**PROBLEM TO WORK ON:** Reproduce the listing below exactly, beginning with its first line and ending with the line that holds "const yDecades = [2, 3, 4, 5, 6];"; pictures are not part of the copy.

(begin)

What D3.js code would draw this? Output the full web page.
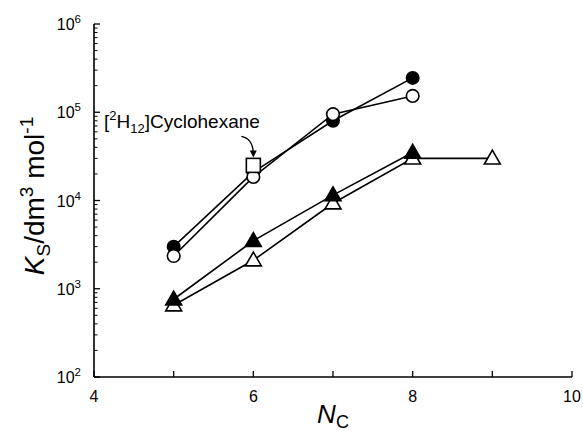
<!DOCTYPE html>
<html>
<head>
<meta charset="utf-8">
<script src="https://cdn.jsdelivr.net/npm/d3@7"></script>
<style>
  body { margin: 0; background: #fff; }
  svg { display: block; font-family: "Liberation Sans", Arial, sans-serif; }
</style>
</head>
<body>
<div id="chart"></div>
<script>
// data
const nc = [5, 6, 7, 8];
const filledCircle = [3000, 21000, 80000, 245000];
const openCircle = [2350, 18500, 95000, 153000];
const filledTri = [760, 3500, 11500, 35000];
const openTriX = [5, 6, 7, 8, 9];
const openTri = [650, 2100, 9300, 30000, 30000];
const squareX = [6];
const squareY = [25000];
const xTicks = [4, 5, 6, 7, 8, 9, 10];
const xLabels = [4, 6, 8, 10];
const yDecades = [2, 3, 4, 5, 6];

const width = 583, height = 433;
const margin = { top: 24, right: 11, bottom: 56, left: 94 };

const svg = d3.select("#chart").append("svg")
  .attr("width", width)
  .attr("height", height);

const x = d3.scaleLinear().domain([4, 10]).range([margin.left, width - margin.right]);
const y = d3.scaleLog().domain([100, 1e6]).range([height - margin.bottom, margin.top]);

// axes lines
const axes = svg.append("g").attr("stroke", "#000").attr("stroke-width", 1.6);
axes.append("line")
  .attr("x1", x(4)).attr("x2", x(10))
  .attr("y1", y(100)).attr("y2", y(100));
axes.append("line")
  .attr("x1", x(4)).attr("x2", x(4))
  .attr("y1", y(100)).attr("y2", y(1e6));

// x ticks (inside)
axes.selectAll(".xt").data(xTicks).enter().append("line")
  .attr("x1", d => x(d)).attr("x2", d => x(d))
  .attr("y1", y(100)).attr("y2", y(100) - 6)
  .attr("stroke-width", 1.3);

svg.append("g").selectAll("text").data(xLabels).enter().append("text")
  .attr("x", d => x(d))
  .attr("y", y(100) + 25)
  .attr("text-anchor", "middle")
  .attr("font-size", 16)
  .text(d => d);

// y ticks, major and minor (inside)
const minor = [];
yDecades.slice(0, -1).forEach(e => {
  for (let m = 2; m <= 9; m++) minor.push(m * Math.pow(10, e));
});
axes.selectAll(".ymaj").data(yDecades).enter().append("line")
  .attr("x1", x(4)).attr("x2", x(4) + 6)
  .attr("y1", d => y(Math.pow(10, d))).attr("y2", d => y(Math.pow(10, d)))
  .attr("stroke-width", 1.3);
axes.selectAll(".ymin").data(minor).enter().append("line")
  .attr("x1", x(4)).attr("x2", x(4) + 3.5)
  .attr("y1", d => y(d)).attr("y2", d => y(d))
  .attr("stroke-width", 1);

const yl = svg.append("g").selectAll("text").data(yDecades).enter().append("text")
  .attr("x", x(4) - 13)
  .attr("y", d => y(Math.pow(10, d)) + 6)
  .attr("text-anchor", "end")
  .attr("font-size", 16);
yl.append("tspan").text("10");
yl.append("tspan").attr("font-size", 11.5).attr("dy", -7).text(d => d);

// axis titles
const yt = svg.append("text")
  .attr("transform", "translate(44,196) rotate(-90)")
  .attr("text-anchor", "middle")
  .attr("font-size", 28);
yt.append("tspan").attr("font-style", "italic").text("K");
yt.append("tspan").attr("font-size", 19).attr("dy", 6).text("S");
yt.append("tspan").attr("dy", -6).text("/dm");
yt.append("tspan").attr("font-size", 19).attr("dy", -11).text("3");
yt.append("tspan").attr("dy", 11).text(" mol");
yt.append("tspan").attr("font-size", 19).attr("dy", -11).text("-1");

const xt = svg.append("text")
  .attr("x", x(7))
  .attr("y", height - 10)
  .attr("text-anchor", "middle")
  .attr("font-size", 26);
xt.append("tspan").attr("font-style", "italic").text("N");
xt.append("tspan").attr("font-size", 18).attr("dy", 5).text("C");

// series lines
const line = d3.line().x(d => x(d[0])).y(d => y(d[1]));
const plot = svg.append("g");
function drawLine(xs, ys) {
  plot.append("path")
    .datum(xs.map((v, i) => [v, ys[i]]))
    .attr("fill", "none")
    .attr("stroke", "#000")
    .attr("stroke-width", 1.6)
    .attr("d", line);
}
drawLine(nc, filledCircle);
drawLine(nc, openCircle);
drawLine(nc, filledTri);
drawLine(openTriX, openTri);

const tri = d3.symbol().type(d3.symbolTriangle).size(110);

function circles(xs, ys, fill) {
  plot.append("g").selectAll("circle").data(xs).enter().append("circle")
    .attr("cx", d => x(d))
    .attr("cy", (d, i) => y(ys[i]))
    .attr("r", fill ? 7 : 6.3)
    .attr("fill", fill ? "#000" : "#fff")
    .attr("stroke", "#000")
    .attr("stroke-width", fill ? 0 : 1.6);
}
function triangles(xs, ys, fill) {
  plot.append("g").selectAll("path").data(xs).enter().append("path")
    .attr("transform", (d, i) => "translate(" + x(d) + "," + (y(ys[i]) + 1) + ")")
    .attr("d", tri)
    .attr("fill", fill ? "#000" : "#fff")
    .attr("stroke", "#000")
    .attr("stroke-width", 1.6);
}
circles(nc, filledCircle, true);
circles(nc, openCircle, false);
triangles(openTriX, openTri, false);
triangles(nc, filledTri, true);

// deuterated cyclohexane square
plot.append("g").selectAll("rect").data(squareX).enter().append("rect")
  .attr("x", d => x(d) - 7)
  .attr("y", (d, i) => y(squareY[i]) - 7)
  .attr("width", 14).attr("height", 14)
  .attr("fill", "#fff")
  .attr("stroke", "#000")
  .attr("stroke-width", 1.6);

// annotation
const ann = svg.append("text")
  .attr("x", x(4) + 10)
  .attr("y", y(1e5) + 16)
  .attr("font-size", 19);
ann.append("tspan").text("[");
ann.append("tspan").attr("font-size", 13).attr("dy", -8).text("2");
ann.append("tspan").attr("dy", 8).text("H");
ann.append("tspan").attr("font-size", 13).attr("dy", 5).text("12");
ann.append("tspan").attr("dy", -5).text("]Cyclohexane");

const ax = x(6), ay = y(squareY[0]) - 9;
svg.append("path")
  .attr("d", `M${ax - 12},${ay - 20} Q${ax - 1},${ay - 18} ${ax},${ay - 4}`)
  .attr("fill", "none")
  .attr("stroke", "#000")
  .attr("stroke-width", 1.3);
svg.append("path")
  .attr("d", `M${ax - 3.5},${ay - 6} L${ax + 3.5},${ay - 6} L${ax},${ay + 1} Z`)
  .attr("fill", "#000");
</script>
</body>
</html>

(end)

**RESPONSE TO THIS EXERCISE:**
What D3.js code would draw this? Output the full web page.
<!DOCTYPE html>
<html>
<head>
<meta charset="utf-8">
<script src="https://cdn.jsdelivr.net/npm/d3@7"></script>
<style>
  body { margin: 0; background: #fff; }
  svg { display: block; font-family: "Liberation Sans", Arial, sans-serif; }
</style>
</head>
<body>
<div id="chart"></div>
<script>
// data
const nc = [5, 6, 7, 8];
const filledCircle = [3000, 21000, 80000, 245000];
const openCircle = [2350, 18500, 95000, 153000];
const filledTri = [760, 3500, 11500, 35000];
const openTriX = [5, 6, 7, 8, 9];
const openTri = [650, 2100, 9300, 30000, 30000];
const squareX = [6];
const squareY = [25000];
const xTicks = [4, 5, 6, 7, 8, 9, 10];
const xLabels = [4, 6, 8, 10];
const yDecades = [2, 3, 4, 5, 6];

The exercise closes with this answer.